21. Но постепенно первая серьёзность и любовь (Откр. 2, 4) у многих, а впоследствии у большинства, начала охладевать, так что христиане сплошь да рядом стали довольствоваться либо внешним исповеданием веры, либо, в лучшем случае, малыми начатками благодати. И если гонения, огонь или меч ещё как-то удерживали их в мужественном стоянии в христианстве, то в мирное время они часто увлекались внешними стихиями мира сего (Кол. 2, 8) и многоразличными житейскими попечениями, так что порой невозможно было отличить их от язычников, среди которых они жили. Эта теплохладность (Откр. 3, 16), это отступление от сути христианства получили ко временам (столь благоприятным для падшего рассудка и чувственности) высокохвального императора Константина полный доступ в Церковь и завладели ею, – вследствие чего жительство большинства христиан стало теперь уже не прежней сокровенной жизнью со Христом в Боге, но бьющим в глаза великолепным, пышным и роскошным существованием; теперь уже не внутренним истинным христианством, но внешней видимостью христианства.
22. Однако во все времена обретались отдельные избранные драгоценные души, кои, не находя себе покоя для духа и совести в теплохладной, повреждённой жизни большинства христиан, посвящали и освящали себя на особый образ служения Богу. Предпочтительно пред всем остальным они направляли весь свой труд, всю свою деятельность (как это и подобает) на то, чтобы подвизаться в отрешённой, божественной, сокровенной жизни, решительно отстраняя от себя всё то, что хоть каким-то образом могло воспрепятствовать их подлинному христианскому жительству или ослабить его. Такими были, среди прочих, многие посвятившие себя Богу девственники обоего пола[212], заботящиеся только о том, как угодить Господу (1 Кор. 7, 34) и быть святыми по телу и духу, дабы тем свободнее прилепляться Ему. Их обычно именовали также «аскетами» (то есть «подвизающимися в благочестии»), ибо они, стремясь, по увещеванию Христову, быть совершенными (Мф. 19, 21), пресекали всякое не необходимое обращение с людьми и излишнее житейское попечение; а нередко, по божественному зову, продавали всё, что имели, и обитали в самом скромном жилище в безмолвии, делая что-либо малое своими руками, всё же прочее время посвящая тому, чтобы во всецелом отвержении себя и мира умереть всему и проводить сокровенную жизнь в Боге чрез непрестанную молитву и богообщение[213].

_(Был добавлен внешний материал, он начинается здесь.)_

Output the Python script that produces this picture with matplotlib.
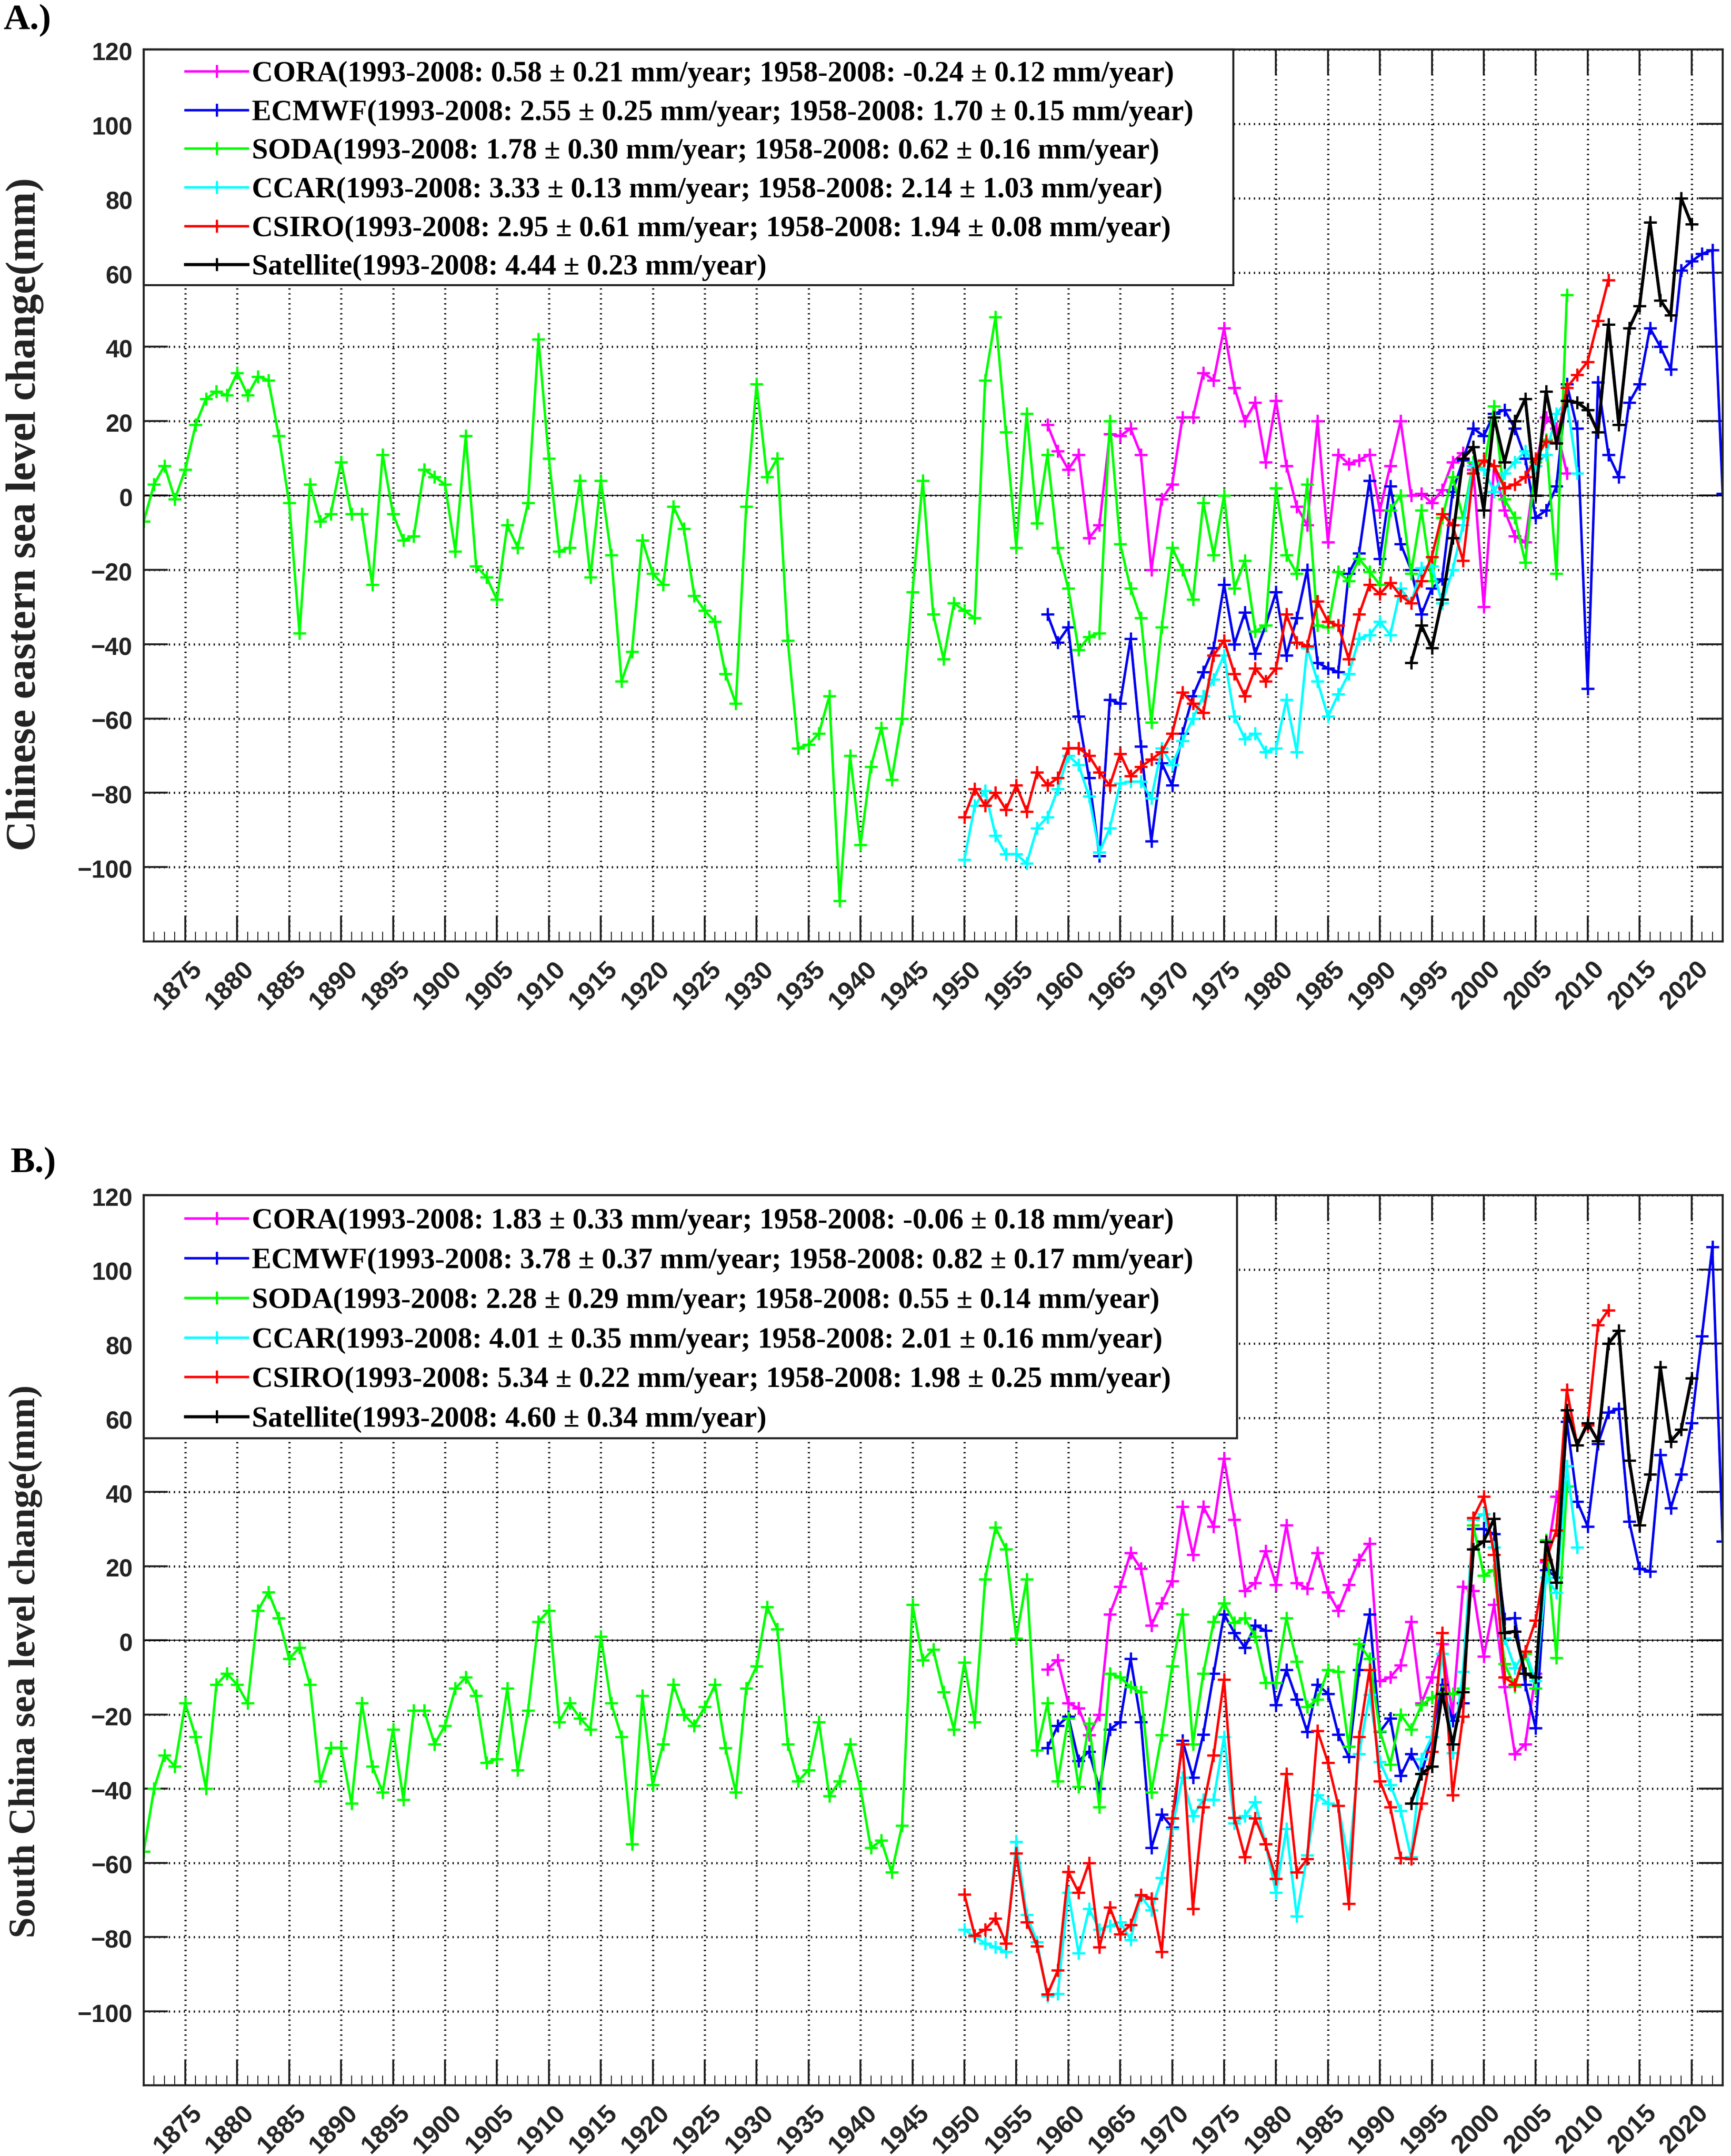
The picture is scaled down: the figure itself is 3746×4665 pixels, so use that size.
import numpy as np
import matplotlib
matplotlib.use('Agg')
import matplotlib.pyplot as plt
from matplotlib.patches import Rectangle
from matplotlib.ticker import MultipleLocator
from matplotlib.transforms import ScaledTranslation

W, H = 3746, 4665

names = ['CORA', 'ECMWF', 'SODA', 'CCAR', 'CSIRO', 'Satellite']
colors = ['#ff00ff', '#0000f0', '#00ff00', '#00ffff', '#ff0000', '#000000']
start_years = [1958, 1958, 1871, 1950, 1950, 1993]

# A.) Chinese eastern sea
cora_a = [19, 12, 7, 11, -11.5, -8, 16.5, 16, 18, 11, -20, -1, 3, 21, 21, 33, 31, 45, 29, 20,
          25, 9, 25.5, 8, -3, -8, 20, -12.5, 11, 8.5, 9.5, 11, -4, 8, 20, 0, 0.5, -2, 1.5, 9,
          11.5, 7, -30, 8, -4, -11, -12.5, 8, 21, 18, 6]
ecmwf_a = [-32, -39.5, -35.5, -59.5, -76, -97, -55, -56, -38.5, -67.5, -93, -72, -78, -64, -54,
           -47.5, -41, -24, -40, -31.5, -42.5, -35, -26, -43, -33, -20, -45, -46.5, -47.5, -21,
           -15.5, 4, -17, 2.5, -13, -20, -32, -25, -22.5, 1, 9.5, 18, 16, 22, 23, 18, 10, -6, -4,
           2.5, 30, 18, -52, 30.5, 11, 5, 25, 30, 45, 40, 34, 60.5, 63, 65, 66, 0.5]
soda_a = [-7, 3, 8, -1, 7, 19, 26, 28, 27, 33, 27, 32, 31, 16, -2, -37, 3, -7, -5, 9,
          -5, -5, -24, 11, -5, -12, -11, 7, 5, 3, -15, 16, -19, -22, -28, -8, -14, -2, 42, 10,
          -15, -14, 4, -22, 4, -16, -50, -42, -12, -21, -24, -3, -9, -27, -31, -34, -48, -56, -3, 30,
          5, 10, -39, -68, -67, -64, -54, -109, -70, -94, -73, -62.5, -76.5, -60, -26, 4, -32, -44, -29, -31,
          -33, 31, 48, 17, -14, 22, -7.5, 11, -14, -25, -41.5, -38, -37, 20, -13, -25, -33, -61, -35.5, -14,
          -20, -28, -2, -16, 0, -25, -17.5, -36.5, -35, 2, -16, -21, 3, -35, -35.5, -20.5, -23, -17, -20.5, -24,
          -4, 0, -21, -4, -23, -6, 5, -6, 9, 7, 24, -1, -6, -18, 9, 15, -21, 54]
ccar_a = [-98, -83.5, -79.5, -91.5, -96.5, -96.5, -99, -89.5, -86.5, -79, -70, -72.5, -81, -96, -89.5,
          -77.5, -77, -77, -81.5, -68, -72.5, -66, -60, -54, -49.5, -43, -59.5, -65.5, -64, -69,
          -68, -55, -69, -41, -50, -59.5, -53.5, -48, -38.5, -37.5, -34, -37.5, -25, -29, -19.5,
          -19, -29, -20, -8, 8, 7, 1, 6, 9, 12, 8, 11, 22, 25.5, 6]
csiro_a = [-86.5, -79, -83.5, -80, -84.5, -78, -85, -74.5, -78, -76, -68, -68, -70, -74.5, -78,
           -69.5, -75.5, -73, -71, -69, -64, -53, -56, -58.5, -43, -39, -48, -54, -46.5, -50,
           -46.5, -32, -39.5, -40.5, -28.5, -34, -35, -44, -32, -24, -26.5, -23.5, -27, -29, -23,
           -16.5, -5, -8, -17.5, 6, 9.5, 8, 2, 3, 5, 10, 14.5, 14, 29, 32.5, 36, 47, 58]
satellite_a = [-45, -35, -41, -28, -11.5, 10, 13, -4, 21, 9, 20, 26, 0, 28, 14, 25.5, 25, 23, 17, 46,
               19, 45, 51, 73.5, 52.5, 48.5, 80, 73]

# B.) South China Sea
cora_b = [-7.8, -5.3, -17, -18.3, -25.5, -20, 7, 14.4, 23.5, 19.3, 4, 10, 16, 36, 23, 36, 30.7, 49,
          32.5, 13.3, 15.5, 24, 15, 31, 15.4, 14, 23.5, 13, 8, 15, 21.7, 26, -11, -10, -6.7, 5,
          -17, -10, -1, -20, 14.4, 13.3, -4.4, 9.6, -12.6, -30.7, -28, -9, 21, 38.7]
ecmwf_b = [-29, -23, -20.5, -32.5, -30, -40, -24, -22, -5, -22, -56, -47, -50.5, -27, -37, -25.4,
           -9, 7, 2, -2, 4, 2.6, -17.5, -8, -16, -24.7, -12, -14.4, -25.4, -31.4, -8, 7, -24.7,
           -21, -36.5, -30.7, -36, -26, -12, -21.7, -17, 30, 30, 28.6, 5.7, 6, -12, -23.7, 19, 17,
           59, 37.4, 30.7, 53, 61.4, 62.4, 32, 19.3, 18.6, 50, 35.6, 44.7, 58.6, 82, 106, 26.7]
soda_b = [-57, -40, -31, -34, -17, -26, -40, -12, -9, -12, -17, 8, 13, 6, -5, -2, -12, -38, -29, -29,
          -44, -17, -34, -41, -24, -43, -19, -19, -28, -23, -13, -10, -15, -33, -32, -13, -35, -19, 5, 8,
          -22, -17, -21, -24, 1, -17, -26, -55, -15, -39, -28, -12, -20, -23, -18, -12, -29, -41, -13, -7,
          9, 3, -28, -38, -35, -22, -42, -38, -28, -40, -56, -54, -62.6, -50, 9.6, -5.4, -2.5, -14, -24, -6,
          -22, 16.5, 30.4, 24.6, 0.5, 16.5, -29.6, -17, -38, -21, -39.5, -22.4, -45, -9, -10, -12.6, -14, -41, -25.5, -7,
          7, -28, -9, 5, 10, 4.7, 6, 1, -11.5, -11.5, 6, -5.7, -18, -16, -8, -8.5, -28.6, -1, -5, -24.5,
          -33.5, -20, -24, -17.5, -15.5, -14, -14.5, -13, 31, 17.5, 19, -6.4, -12.4, -3.6, -13, 27, -4.7, 41.5]
ccar_b = [-78, -80, -81.7, -82.8, -84, -54.3, -74, -81.4, -96, -95.3, -68, -84.4, -72.4, -78, -77,
          -76, -80.7, -69, -72.8, -64, -50.8, -37, -47.4, -43, -43, -26, -49.4, -47.4, -43.6, -55,
          -68, -50.8, -74.4, -58, -41.8, -44, -44.6, -60, -30.7, -14.7, -32.8, -39, -46, -58.5, -32,
          -26, -3.6, -30.4, -8.5, 32.5, 34, 25, 0.5, -7.5, -3, -11, 17, 12.8, 47, 25]
csiro_b = [-68.5, -79.6, -78, -75, -81.7, -57.5, -76, -82.5, -95.5, -89, -62.4, -68, -60, -82.8, -72,
           -79.3, -76.8, -68.6, -69.6, -84, -48, -28, -72.4, -45, -31, -10.6, -47.8, -58.5, -48, -55,
           -64.3, -36, -62.6, -59, -24.4, -33, -44.6, -71, -26, -8, -38, -45, -58.7, -59, -44,
           -30, 2, -41.8, -20.5, 33, 38.7, 23, -10, -12, -3, 5.4, 21.7, 29.7, 67.5, 52.6, 58, 85, 89]
satellite_b = [-44, -36, -34, -14.4, -28, -14, 24.6, 26.7, 32.8, 2, 2.4, -9, -10, 26.5, 15.6, 62, 52.6,
               58.6, 53.7, 80, 83.5, 48.5, 31, 44.7, 73.7, 53.6, 56.8, 70.7]

labels_a = ['CORA(1993-2008: 0.58 ± 0.21 mm/year; 1958-2008: -0.24 ± 0.12 mm/year)',
            'ECMWF(1993-2008: 2.55 ± 0.25 mm/year; 1958-2008: 1.70 ± 0.15 mm/year)',
            'SODA(1993-2008: 1.78 ± 0.30 mm/year; 1958-2008: 0.62 ± 0.16 mm/year)',
            'CCAR(1993-2008: 3.33 ± 0.13 mm/year; 1958-2008: 2.14 ± 1.03 mm/year)',
            'CSIRO(1993-2008: 2.95 ± 0.61 mm/year; 1958-2008: 1.94 ± 0.08 mm/year)',
            'Satellite(1993-2008: 4.44 ± 0.23 mm/year)']
labels_b = ['CORA(1993-2008: 1.83 ± 0.33 mm/year; 1958-2008: -0.06 ± 0.18 mm/year)',
            'ECMWF(1993-2008: 3.78 ± 0.37 mm/year; 1958-2008: 0.82 ± 0.17 mm/year)',
            'SODA(1993-2008: 2.28 ± 0.29 mm/year; 1958-2008: 0.55 ± 0.14 mm/year)',
            'CCAR(1993-2008: 4.01 ± 0.35 mm/year; 1958-2008: 2.01 ± 0.16 mm/year)',
            'CSIRO(1993-2008: 5.34 ± 0.22 mm/year; 1958-2008: 1.98 ± 0.25 mm/year)',
            'Satellite(1993-2008: 4.60 ± 0.34 mm/year)']
y_ticks = list(range(-100, 121, 20))
x_ticks = list(range(1875, 2021, 5))

plt.rcParams['font.family'] = 'Liberation Sans'
plt.rcParams['font.weight'] = 'bold'

fig = plt.figure(figsize=(W / 300, H / 300), dpi=300, facecolor='white')


def draw_panel(top_px, bottom_px, series, labels, box_w, box_h, row_px, legend_top):
    ax = fig.add_axes([311 / W, 1 - bottom_px / H, (3728 - 311) / W, (bottom_px - top_px) / H])
    for name, color, start, values in zip(names, colors, start_years, series):
        years = np.arange(start, start + len(values))
        lw = 1.6 if name == 'Satellite' else 1.3
        ax.plot(years, values, color=color, lw=lw, marker='+', ms=6.8, mew=1.2, zorder=3)

    ax.set_xlim(1871, 2023)
    ax.set_ylim(-120, 120)
    ax.set_xticks(x_ticks)
    ax.set_yticks(y_ticks)
    ax.xaxis.set_minor_locator(MultipleLocator(1))
    ax.grid(True, color='black', lw=1.1, linestyle=(0, (0.6, 1.75)), zorder=1)
    ax.axhline(0, color='black', lw=0.5, zorder=1)
    ax.set_axisbelow(True)
    ax.tick_params(axis='both', which='major', direction='in', width=1.0,
                   color='#222222', labelcolor='#222222', labelsize=12.7)
    ax.tick_params(axis='y', right=True, pad=5.8, length=12.4)
    ax.tick_params(axis='x', top=True, pad=8.2, labelsize=13.3, length=13.5)
    ax.tick_params(axis='x', which='minor', direction='in', length=5, width=0.5, color='#222222')
    xshift = ScaledTranslation(-15 / 300, 0, fig.dpi_scale_trans)
    for lab in ax.get_xticklabels():
        lab.set_rotation(45)
        lab.set_ha('center')
        lab.set_transform(lab.get_transform() + xshift)
    yshift = ScaledTranslation(0, -4 / 300, fig.dpi_scale_trans)
    for lab in ax.get_yticklabels():
        lab.set_transform(lab.get_transform() + yshift)
    for spine in ax.spines.values():
        spine.set_linewidth(1.05)
        spine.set_color('#222222')
        spine.set_zorder(6)

    # legend box sits on the axes corner, wider margins than matplotlib's own pad
    ax.add_patch(Rectangle((0, 1 - box_h), box_w, box_h, transform=ax.transAxes, facecolor='white',
                           edgecolor='#222222', lw=1.05, zorder=4, clip_on=False))
    fs = 15.15
    row_pt = row_px * 72 / 300
    ax.legend(labels, loc='upper left', bbox_to_anchor=(90 / 3417, 1 - legend_top / (bottom_px - top_px)),
              frameon=False, borderpad=0, borderaxespad=0, handlelength=2.14, handletextpad=0.14,
              labelspacing=(row_pt - 0.92 * fs) / fs,
              prop={'family': 'Liberation Serif', 'weight': 'bold', 'size': fs}).set_zorder(5)
    return ax


draw_panel(107, 2037, [cora_a, ecmwf_a, soda_a, ccar_a, csiro_a, satellite_a], labels_a,
           (2669 - 311) / 3417, (617 - 107) / 1930, 83.5, 25)
draw_panel(2586, 4512, [cora_b, ecmwf_b, soda_b, ccar_b, csiro_b, satellite_b], labels_b,
           (2677 - 311) / 3417, (3112 - 2586) / 1926, 85.7, 28)

serif = {'family': 'Liberation Serif', 'weight': 'bold', 'color': '#222222'}
fig.text(95 / W, 1 - 1113 / H, 'Chinese eastern sea level change(mm)', rotation=90, fontsize=21.7,
         ha='right', va='center', **serif)
fig.text(92 / W, 1 - 3595 / H, 'South China sea level change(mm)', rotation=90, fontsize=19.5,
         ha='right', va='center', **serif)
fig.text(7 / W, 1 - 63 / H, 'A.)', fontsize=19, family='Liberation Serif', weight='bold')
fig.text(23 / W, 1 - 2536 / H, 'B.)', fontsize=19, family='Liberation Serif', weight='bold')

fig.savefig('out.png', dpi=300, facecolor='white')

23. И поскольку теплохладность и отпадение во внешнее стали великими и всеобщими, то многие тысячи христиан, дабы не быть вовлечёнными во всё это и не потерпеть разорения своего всецело посвящённого Христу жительства от расслабленного мирского времяпровождения прочих христиан, убегали от обычного сообращения с людьми и, по Божией воле, удалялись в отдалённые места и пустыни, подвизаясь там со всем усердием день и ночь именно в сей святой, внутренней, сокровенной жизни пред Богом и в соприсутствии Его.
Моим намерением и целью вовсе не является рекомендовать тот или иной внешний образ жительства, телесные подвиги или иные обстоятельства жизни упомянутых святых людей. Они и сами не имели для сего всеобщих правил, равно как и не придерживались одного и того же образа существования, – тем более что с течением времени при всё более сгущающейся тьме всё это постепенно приходило в упадок и сводилось к внешним преданиям и человеческому мудрованию. Моё намерение – лишь показать, что у сих посвящённых Богу душ и христиан, избравших одиночный образ жизни[214], какими они были до пятого столетия, в наибольшей мере сохранялось и передавалось первоначальное, сильное духом, внутреннее христианство. Но и потом, в последующие века оскудения, Бог всё ещё сохранял Себе Своих сокровенных служителей (Пс. 82, 4; 3 Цар. 19, 18; Рим. 11, 4), как об этом можно прочитать в «Каталоге свидетелей истины»[215] и других книгах, например, у Готфрида Арнольда в его «Мистическом богословии», глл. 16 и 17[216], и т. д.